▸ Exercise
Repeat the listing in full, preserving every character.

▸ Material provided
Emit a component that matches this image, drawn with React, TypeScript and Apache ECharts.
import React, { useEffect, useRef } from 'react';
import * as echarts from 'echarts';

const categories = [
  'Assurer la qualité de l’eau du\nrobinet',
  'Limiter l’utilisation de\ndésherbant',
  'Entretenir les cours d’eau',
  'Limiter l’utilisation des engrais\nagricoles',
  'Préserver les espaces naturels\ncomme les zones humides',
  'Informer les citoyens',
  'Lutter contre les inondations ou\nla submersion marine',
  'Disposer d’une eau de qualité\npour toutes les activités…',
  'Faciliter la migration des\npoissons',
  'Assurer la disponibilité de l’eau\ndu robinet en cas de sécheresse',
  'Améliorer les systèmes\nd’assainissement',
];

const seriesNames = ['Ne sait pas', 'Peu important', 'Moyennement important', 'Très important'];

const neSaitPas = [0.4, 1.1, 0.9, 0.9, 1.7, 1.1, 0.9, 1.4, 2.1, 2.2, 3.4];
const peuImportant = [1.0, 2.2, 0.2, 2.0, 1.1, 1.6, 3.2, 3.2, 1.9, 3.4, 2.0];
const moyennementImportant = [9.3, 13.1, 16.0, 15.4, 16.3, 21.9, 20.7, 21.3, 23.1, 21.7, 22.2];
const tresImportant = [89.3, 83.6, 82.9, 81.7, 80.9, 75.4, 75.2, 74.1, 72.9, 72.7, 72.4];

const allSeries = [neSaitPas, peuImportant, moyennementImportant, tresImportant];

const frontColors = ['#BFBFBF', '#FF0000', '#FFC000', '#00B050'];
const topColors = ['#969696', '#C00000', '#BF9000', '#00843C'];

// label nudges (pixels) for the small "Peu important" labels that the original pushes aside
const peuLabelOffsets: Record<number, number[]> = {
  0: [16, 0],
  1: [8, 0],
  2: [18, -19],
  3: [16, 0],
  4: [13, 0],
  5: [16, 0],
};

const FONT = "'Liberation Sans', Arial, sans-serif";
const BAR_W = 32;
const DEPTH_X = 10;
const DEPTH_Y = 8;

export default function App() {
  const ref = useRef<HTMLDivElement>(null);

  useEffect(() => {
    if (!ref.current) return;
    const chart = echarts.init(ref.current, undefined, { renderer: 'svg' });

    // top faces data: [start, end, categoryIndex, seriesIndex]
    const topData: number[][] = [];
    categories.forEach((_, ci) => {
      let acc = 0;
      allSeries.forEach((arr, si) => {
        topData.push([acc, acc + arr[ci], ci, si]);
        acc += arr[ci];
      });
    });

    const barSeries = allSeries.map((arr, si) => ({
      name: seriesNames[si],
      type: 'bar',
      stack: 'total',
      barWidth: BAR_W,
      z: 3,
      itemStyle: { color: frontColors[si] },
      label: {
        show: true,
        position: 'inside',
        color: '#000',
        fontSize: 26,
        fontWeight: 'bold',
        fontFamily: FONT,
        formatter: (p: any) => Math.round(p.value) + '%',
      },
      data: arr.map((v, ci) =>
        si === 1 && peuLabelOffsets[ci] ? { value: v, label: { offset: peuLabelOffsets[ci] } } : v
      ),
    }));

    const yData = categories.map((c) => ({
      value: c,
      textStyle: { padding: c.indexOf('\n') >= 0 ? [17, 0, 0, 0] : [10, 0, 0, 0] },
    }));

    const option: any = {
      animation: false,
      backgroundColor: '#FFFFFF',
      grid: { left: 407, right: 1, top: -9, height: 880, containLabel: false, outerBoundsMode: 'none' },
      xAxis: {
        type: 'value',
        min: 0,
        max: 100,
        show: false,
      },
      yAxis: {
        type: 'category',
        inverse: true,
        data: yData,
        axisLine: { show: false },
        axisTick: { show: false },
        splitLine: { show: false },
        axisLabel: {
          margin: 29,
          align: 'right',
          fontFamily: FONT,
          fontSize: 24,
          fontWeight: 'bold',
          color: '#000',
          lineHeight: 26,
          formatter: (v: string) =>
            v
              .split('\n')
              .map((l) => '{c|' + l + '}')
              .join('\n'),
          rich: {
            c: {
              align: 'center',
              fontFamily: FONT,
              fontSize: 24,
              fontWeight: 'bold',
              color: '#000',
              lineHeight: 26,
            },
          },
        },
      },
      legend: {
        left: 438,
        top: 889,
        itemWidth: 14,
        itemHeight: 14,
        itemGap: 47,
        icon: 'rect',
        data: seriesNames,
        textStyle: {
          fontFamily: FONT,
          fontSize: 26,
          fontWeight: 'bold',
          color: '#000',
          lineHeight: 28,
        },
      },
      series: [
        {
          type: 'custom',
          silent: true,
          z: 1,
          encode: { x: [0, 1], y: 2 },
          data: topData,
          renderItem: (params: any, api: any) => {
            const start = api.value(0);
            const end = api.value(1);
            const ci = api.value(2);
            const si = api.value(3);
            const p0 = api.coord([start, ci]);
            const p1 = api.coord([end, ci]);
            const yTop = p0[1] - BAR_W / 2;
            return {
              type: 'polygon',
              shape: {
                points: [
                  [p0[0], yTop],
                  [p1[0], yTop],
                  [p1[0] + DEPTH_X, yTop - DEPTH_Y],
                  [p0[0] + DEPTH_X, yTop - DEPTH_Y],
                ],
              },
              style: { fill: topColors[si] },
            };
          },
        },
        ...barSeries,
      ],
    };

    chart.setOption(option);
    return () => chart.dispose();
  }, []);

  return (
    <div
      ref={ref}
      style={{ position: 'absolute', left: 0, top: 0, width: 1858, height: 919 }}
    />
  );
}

▸ The output
Emit a component that matches this image, drawn with React, TypeScript and Apache ECharts.
import React, { useEffect, useRef } from 'react';
import * as echarts from 'echarts';

const categories = [
  'Assurer la qualité de l’eau du\nrobinet',
  'Limiter l’utilisation de\ndésherbant',
  'Entretenir les cours d’eau',
  'Limiter l’utilisation des engrais\nagricoles',
  'Préserver les espaces naturels\ncomme les zones humides',
  'Informer les citoyens',
  'Lutter contre les inondations ou\nla submersion marine',
  'Disposer d’une eau de qualité\npour toutes les activités…',
  'Faciliter la migration des\npoissons',
  'Assurer la disponibilité de l’eau\ndu robinet en cas de sécheresse',
  'Améliorer les systèmes\nd’assainissement',
];

const seriesNames = ['Ne sait pas', 'Peu important', 'Moyennement important', 'Très important'];

const neSaitPas = [0.4, 1.1, 0.9, 0.9, 1.7, 1.1, 0.9, 1.4, 2.1, 2.2, 3.4];
const peuImportant = [1.0, 2.2, 0.2, 2.0, 1.1, 1.6, 3.2, 3.2, 1.9, 3.4, 2.0];
const moyennementImportant = [9.3, 13.1, 16.0, 15.4, 16.3, 21.9, 20.7, 21.3, 23.1, 21.7, 22.2];
const tresImportant = [89.3, 83.6, 82.9, 81.7, 80.9, 75.4, 75.2, 74.1, 72.9, 72.7, 72.4];

const allSeries = [neSaitPas, peuImportant, moyennementImportant, tresImportant];

const frontColors = ['#BFBFBF', '#FF0000', '#FFC000', '#00B050'];
const topColors = ['#969696', '#C00000', '#BF9000', '#00843C'];

// label nudges (pixels) for the small "Peu important" labels that the original pushes aside
const peuLabelOffsets: Record<number, number[]> = {
  0: [16, 0],
  1: [8, 0],
  2: [18, -19],
  3: [16, 0],
  4: [13, 0],
  5: [16, 0],
};

const FONT = "'Liberation Sans', Arial, sans-serif";
const BAR_W = 32;
const DEPTH_X = 10;
const DEPTH_Y = 8;

export default function App() {
  const ref = useRef<HTMLDivElement>(null);

  useEffect(() => {
    if (!ref.current) return;
    const chart = echarts.init(ref.current, undefined, { renderer: 'svg' });

    // top faces data: [start, end, categoryIndex, seriesIndex]
    const topData: number[][] = [];
    categories.forEach((_, ci) => {
      let acc = 0;
      allSeries.forEach((arr, si) => {
        topData.push([acc, acc + arr[ci], ci, si]);
        acc += arr[ci];
      });
    });

    const barSeries = allSeries.map((arr, si) => ({
      name: seriesNames[si],
      type: 'bar',
      stack: 'total',
      barWidth: BAR_W,
      z: 3,
      itemStyle: { color: frontColors[si] },
      label: {
        show: true,
        position: 'inside',
        color: '#000',
        fontSize: 26,
        fontWeight: 'bold',
        fontFamily: FONT,
        formatter: (p: any) => Math.round(p.value) + '%',
      },
      data: arr.map((v, ci) =>
        si === 1 && peuLabelOffsets[ci] ? { value: v, label: { offset: peuLabelOffsets[ci] } } : v
      ),
    }));

    const yData = categories.map((c) => ({
      value: c,
      textStyle: { padding: c.indexOf('\n') >= 0 ? [17, 0, 0, 0] : [10, 0, 0, 0] },
    }));

    const option: any = {
      animation: false,
      backgroundColor: '#FFFFFF',
      grid: { left: 407, right: 1, top: -9, height: 880, containLabel: false, outerBoundsMode: 'none' },
      xAxis: {
        type: 'value',
        min: 0,
        max: 100,
        show: false,
      },
      yAxis: {
        type: 'category',
        inverse: true,
        data: yData,
        axisLine: { show: false },
        axisTick: { show: false },
        splitLine: { show: false },
        axisLabel: {
          margin: 29,
          align: 'right',
          fontFamily: FONT,
          fontSize: 24,
          fontWeight: 'bold',
          color: '#000',
          lineHeight: 26,
          formatter: (v: string) =>
            v
              .split('\n')
              .map((l) => '{c|' + l + '}')
              .join('\n'),
          rich: {
            c: {
              align: 'center',
              fontFamily: FONT,
              fontSize: 24,
              fontWeight: 'bold',
              color: '#000',
              lineHeight: 26,
            },
          },
        },
      },
      legend: {
        left: 438,
        top: 889,
        itemWidth: 14,
        itemHeight: 14,
        itemGap: 47,
        icon: 'rect',
        data: seriesNames,
        textStyle: {
          fontFamily: FONT,
          fontSize: 26,
          fontWeight: 'bold',
          color: '#000',
          lineHeight: 28,
        },
      },
      series: [
        {
          type: 'custom',
          silent: true,
          z: 1,
          encode: { x: [0, 1], y: 2 },
          data: topData,
          renderItem: (params: any, api: any) => {
            const start = api.value(0);
            const end = api.value(1);
            const ci = api.value(2);
            const si = api.value(3);
            const p0 = api.coord([start, ci]);
            const p1 = api.coord([end, ci]);
            const yTop = p0[1] - BAR_W / 2;
            return {
              type: 'polygon',
              shape: {
                points: [
                  [p0[0], yTop],
                  [p1[0], yTop],
                  [p1[0] + DEPTH_X, yTop - DEPTH_Y],
                  [p0[0] + DEPTH_X, yTop - DEPTH_Y],
                ],
              },
              style: { fill: topColors[si] },
            };
          },
        },
        ...barSeries,
      ],
    };

    chart.setOption(option);
    return () => chart.dispose();
  }, []);

  return (
    <div
      ref={ref}
      style={{ position: 'absolute', left: 0, top: 0, width: 1858, height: 919 }}
    />
  );
}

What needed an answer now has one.